### Dataset excerpt

......

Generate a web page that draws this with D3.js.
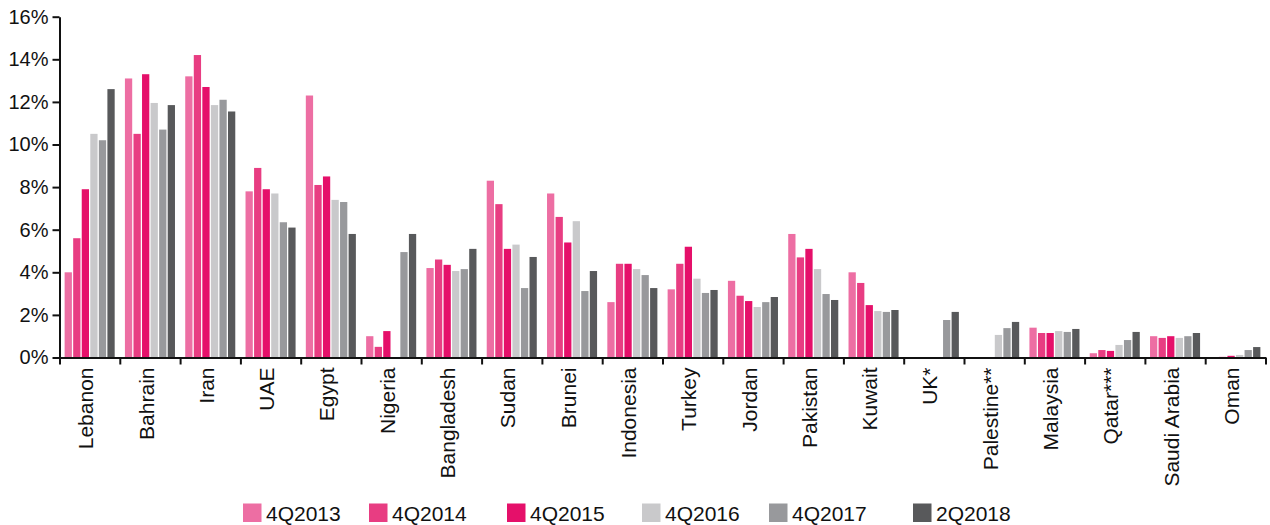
<!DOCTYPE html>
<html>
<head>
<meta charset="utf-8">
<script src="https://cdn.jsdelivr.net/npm/d3@7"></script>
<style>
  html, body { margin: 0; padding: 0; background: #fff; }
  svg { display: block; }
  text { font-family: "Liberation Sans", Arial, sans-serif; fill: #111; }
</style>
</head>
<body>
<svg id="chart" width="1270" height="525"></svg>
<script>
// ---- Data ----
const categories = ["Lebanon","Bahrain","Iran","UAE","Egypt","Nigeria","Bangladesh","Sudan","Brunei","Indonesia","Turkey","Jordan","Pakistan","Kuwait","UK*","Palestine**","Malaysia","Qatar***","Saudi Arabia","Oman"];
const seriesNames = ["4Q2013","4Q2014","4Q2015","4Q2016","4Q2017","2Q2018"];
const s4Q2013 = [4.0, 13.1, 13.2, 7.8, 12.3, 1.0, 4.2, 8.3, 7.7, 2.6, 3.2, 3.6, 5.8, 4.0, null, null, 1.4, 0.2, 1.0, 0.02];
const s4Q2014 = [5.6, 10.5, 14.2, 8.9, 8.1, 0.5, 4.6, 7.2, 6.6, 4.4, 4.4, 2.9, 4.7, 3.5, null, null, 1.15, 0.35, 0.92, 0.03];
const s4Q2015 = [7.9, 13.3, 12.7, 7.9, 8.5, 1.24, 4.35, 5.1, 5.4, 4.4, 5.2, 2.65, 5.1, 2.46, null, null, 1.15, 0.31, 1.0, 0.08];
const s4Q2016 = [10.5, 11.95, 11.85, 7.7, 7.4, null, 4.06, 5.3, 6.4, 4.15, 3.7, 2.37, 4.15, 2.18, null, 1.06, 1.24, 0.59, 0.92, 0.12];
const s4Q2017 = [10.2, 10.7, 12.1, 6.35, 7.3, 4.95, 4.15, 3.26, 3.12, 3.87, 3.03, 2.6, 2.98, 2.14, 1.76, 1.38, 1.2, 0.82, 1.0, 0.35];
const s2Q2018 = [12.6, 11.85, 11.55, 6.1, 5.8, 5.8, 5.1, 4.72, 4.06, 3.26, 3.17, 2.84, 2.7, 2.23, 2.14, 1.67, 1.34, 1.2, 1.15, 0.49];
const seriesValues = [s4Q2013, s4Q2014, s4Q2015, s4Q2016, s4Q2017, s2Q2018];
const yTicks = [0, 2, 4, 6, 8, 10, 12, 14, 16];

// ---- Style / layout ----
const colors = ["#ED6EA3", "#E83D82", "#E5106A", "#C9C9CB", "#98999C", "#58595B"];
const legendX = [243, 369, 507, 642, 769, 913];
const plotLeft = 59.5, plotRight = 1265.5, plotTop = 16.7, plotBottom = 357.5;
const fontSize = 20, labelFontSize = 21;

const svg = d3.select("#chart");

const y = d3.scaleLinear().domain([0, 16]).range([plotBottom, plotTop]);
const pIn = 0.17;
const x0 = d3.scaleBand().domain(categories).range([plotLeft, plotRight]).paddingInner(pIn).paddingOuter(pIn / 2);
const x1 = d3.scaleBand().domain(seriesNames).range([0, x0.bandwidth()]).paddingInner(0.15);

// Bars
const groups = svg.append("g").selectAll("g")
  .data(categories)
  .join("g")
  .attr("transform", d => `translate(${x0(d)},0)`);

groups.selectAll("rect")
  .data((c, ci) => seriesNames.map((s, si) => ({ s, si, v: seriesValues[si][ci] })).filter(d => d.v !== null))
  .join("rect")
  .attr("x", d => x1(d.s))
  .attr("width", x1.bandwidth())
  .attr("y", d => y(d.v))
  .attr("height", d => y(0) - y(d.v))
  .attr("fill", d => colors[d.si]);

// Y axis
const yAxis = svg.append("g")
  .attr("transform", `translate(${plotLeft},0)`)
  .call(d3.axisLeft(y).tickValues(yTicks).tickFormat(d => d + "%").tickSize(7).tickSizeOuter(0).tickPadding(4));
yAxis.selectAll("path, line").attr("stroke", "#111").attr("stroke-width", 2);
yAxis.selectAll("text").attr("font-size", fontSize).attr("font-family", "Liberation Sans, Arial, sans-serif").attr("fill", "#111");

// X axis boundary ticks
const xb = d3.scaleLinear().domain([0, categories.length]).range([plotLeft, plotRight]);
const xAxisTicks = svg.append("g")
  .attr("transform", `translate(0,${plotBottom})`)
  .call(d3.axisBottom(xb).tickValues(d3.range(categories.length + 1)).tickFormat("").tickSize(7).tickSizeOuter(0));
xAxisTicks.selectAll("path, line").attr("stroke", "#111").attr("stroke-width", 2);

// X category labels
const xLabels = svg.append("g")
  .attr("transform", `translate(0,${plotBottom})`)
  .call(d3.axisBottom(x0).tickSize(0).tickPadding(0));
xLabels.select(".domain").remove();
xLabels.selectAll("text")
  .attr("font-size", labelFontSize)
  .attr("font-family", "Liberation Sans, Arial, sans-serif")
  .attr("fill", "#111")
  .attr("text-anchor", "end")
  .attr("transform", "rotate(-90)")
  .attr("x", -10)
  .attr("y", 0)
  .attr("dy", "0.17em");

// Legend
const legend = svg.append("g").selectAll("g")
  .data(seriesNames)
  .join("g")
  .attr("transform", (d, i) => `translate(${legendX[i]},0)`);
legend.append("rect")
  .attr("x", 0).attr("y", 503.5).attr("width", 18.5).attr("height", 18.5)
  .attr("fill", (d, i) => colors[i]);
legend.append("text")
  .attr("x", 23).attr("y", 520.5)
  .attr("font-size", labelFontSize)
  .text(d => d);
</script>
</body>
</html>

......

### Task description
Repeat the data in full and exactly. Omit pictures.

### Exercise answer
Generate a web page that draws this with D3.js.
<!DOCTYPE html>
<html>
<head>
<meta charset="utf-8">
<script src="https://cdn.jsdelivr.net/npm/d3@7"></script>
<style>
  html, body { margin: 0; padding: 0; background: #fff; }
  svg { display: block; }
  text { font-family: "Liberation Sans", Arial, sans-serif; fill: #111; }
</style>
</head>
<body>
<svg id="chart" width="1270" height="525"></svg>
<script>
// ---- Data ----
const categories = ["Lebanon","Bahrain","Iran","UAE","Egypt","Nigeria","Bangladesh","Sudan","Brunei","Indonesia","Turkey","Jordan","Pakistan","Kuwait","UK*","Palestine**","Malaysia","Qatar***","Saudi Arabia","Oman"];
const seriesNames = ["4Q2013","4Q2014","4Q2015","4Q2016","4Q2017","2Q2018"];
const s4Q2013 = [4.0, 13.1, 13.2, 7.8, 12.3, 1.0, 4.2, 8.3, 7.7, 2.6, 3.2, 3.6, 5.8, 4.0, null, null, 1.4, 0.2, 1.0, 0.02];
const s4Q2014 = [5.6, 10.5, 14.2, 8.9, 8.1, 0.5, 4.6, 7.2, 6.6, 4.4, 4.4, 2.9, 4.7, 3.5, null, null, 1.15, 0.35, 0.92, 0.03];
const s4Q2015 = [7.9, 13.3, 12.7, 7.9, 8.5, 1.24, 4.35, 5.1, 5.4, 4.4, 5.2, 2.65, 5.1, 2.46, null, null, 1.15, 0.31, 1.0, 0.08];
const s4Q2016 = [10.5, 11.95, 11.85, 7.7, 7.4, null, 4.06, 5.3, 6.4, 4.15, 3.7, 2.37, 4.15, 2.18, null, 1.06, 1.24, 0.59, 0.92, 0.12];
const s4Q2017 = [10.2, 10.7, 12.1, 6.35, 7.3, 4.95, 4.15, 3.26, 3.12, 3.87, 3.03, 2.6, 2.98, 2.14, 1.76, 1.38, 1.2, 0.82, 1.0, 0.35];
const s2Q2018 = [12.6, 11.85, 11.55, 6.1, 5.8, 5.8, 5.1, 4.72, 4.06, 3.26, 3.17, 2.84, 2.7, 2.23, 2.14, 1.67, 1.34, 1.2, 1.15, 0.49];
const seriesValues = [s4Q2013, s4Q2014, s4Q2015, s4Q2016, s4Q2017, s2Q2018];
const yTicks = [0, 2, 4, 6, 8, 10, 12, 14, 16];

// ---- Style / layout ----
const colors = ["#ED6EA3", "#E83D82", "#E5106A", "#C9C9CB", "#98999C", "#58595B"];
const legendX = [243, 369, 507, 642, 769, 913];
const plotLeft = 59.5, plotRight = 1265.5, plotTop = 16.7, plotBottom = 357.5;
const fontSize = 20, labelFontSize = 21;

const svg = d3.select("#chart");

const y = d3.scaleLinear().domain([0, 16]).range([plotBottom, plotTop]);
const pIn = 0.17;
const x0 = d3.scaleBand().domain(categories).range([plotLeft, plotRight]).paddingInner(pIn).paddingOuter(pIn / 2);
const x1 = d3.scaleBand().domain(seriesNames).range([0, x0.bandwidth()]).paddingInner(0.15);

// Bars
const groups = svg.append("g").selectAll("g")
  .data(categories)
  .join("g")
  .attr("transform", d => `translate(${x0(d)},0)`);

groups.selectAll("rect")
  .data((c, ci) => seriesNames.map((s, si) => ({ s, si, v: seriesValues[si][ci] })).filter(d => d.v !== null))
  .join("rect")
  .attr("x", d => x1(d.s))
  .attr("width", x1.bandwidth())
  .attr("y", d => y(d.v))
  .attr("height", d => y(0) - y(d.v))
  .attr("fill", d => colors[d.si]);

// Y axis
const yAxis = svg.append("g")
  .attr("transform", `translate(${plotLeft},0)`)
  .call(d3.axisLeft(y).tickValues(yTicks).tickFormat(d => d + "%").tickSize(7).tickSizeOuter(0).tickPadding(4));
yAxis.selectAll("path, line").attr("stroke", "#111").attr("stroke-width", 2);
yAxis.selectAll("text").attr("font-size", fontSize).attr("font-family", "Liberation Sans, Arial, sans-serif").attr("fill", "#111");

// X axis boundary ticks
const xb = d3.scaleLinear().domain([0, categories.length]).range([plotLeft, plotRight]);
const xAxisTicks = svg.append("g")
  .attr("transform", `translate(0,${plotBottom})`)
  .call(d3.axisBottom(xb).tickValues(d3.range(categories.length + 1)).tickFormat("").tickSize(7).tickSizeOuter(0));
xAxisTicks.selectAll("path, line").attr("stroke", "#111").attr("stroke-width", 2);

// X category labels
const xLabels = svg.append("g")
  .attr("transform", `translate(0,${plotBottom})`)
  .call(d3.axisBottom(x0).tickSize(0).tickPadding(0));
xLabels.select(".domain").remove();
xLabels.selectAll("text")
  .attr("font-size", labelFontSize)
  .attr("font-family", "Liberation Sans, Arial, sans-serif")
  .attr("fill", "#111")
  .attr("text-anchor", "end")
  .attr("transform", "rotate(-90)")
  .attr("x", -10)
  .attr("y", 0)
  .attr("dy", "0.17em");

// Legend
const legend = svg.append("g").selectAll("g")
  .data(seriesNames)
  .join("g")
  .attr("transform", (d, i) => `translate(${legendX[i]},0)`);
legend.append("rect")
  .attr("x", 0).attr("y", 503.5).attr("width", 18.5).attr("height", 18.5)
  .attr("fill", (d, i) => colors[i]);
legend.append("text")
  .attr("x", 23).attr("y", 520.5)
  .attr("font-size", labelFontSize)
  .text(d => d);
</script>
</body>
</html>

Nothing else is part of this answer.